Hamas, whose top political leaders have their headquarters in Damascus, has carried out numerous suicide bombings and killed hundreds of Israelis.

In addition to Hamas, other militant and radical Palestinian guerrilla groups have set up headquarters in Damascus. Syria is also home to 450,000 Palestinian refugees.

The blast yesterday blew wooden doors off their frames and shattered windows in a nearby house.

''It sounded and felt like an earthquake," said Deeb Mahfouz, 57, who lives in a first-floor apartment near where the vehicle was parked. ''There were screams on the street. We thought that an old house across the street collapsed. Then I saw smoke shooting up from the car."

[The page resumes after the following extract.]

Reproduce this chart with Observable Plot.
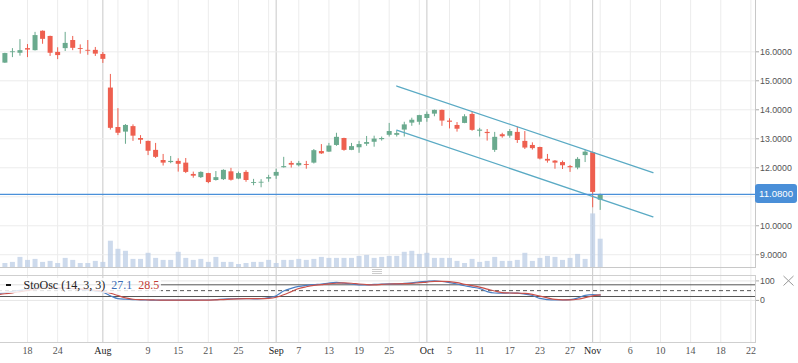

Resident Urwa Shatti, 14, said he heard the explosion and ran to look. ''I saw a man being hauled into a taxi cab with injuries," he said.

The explosion was the third in the Syrian capital this year and the second in the Mazzah neighborhood. On April 27, assailants detonated a bomb under a car and then opened fire on security forces. Two gunmen, a police officer, and a civilian passerby were killed in the 90-minute gunbattle.

The Syrian government initially called the clash a terrorist attack -- a rarity in this tightly controlled country. But officials later said the attack was homegrown and isolated, backing away from suggestions that international terrorists were responsible.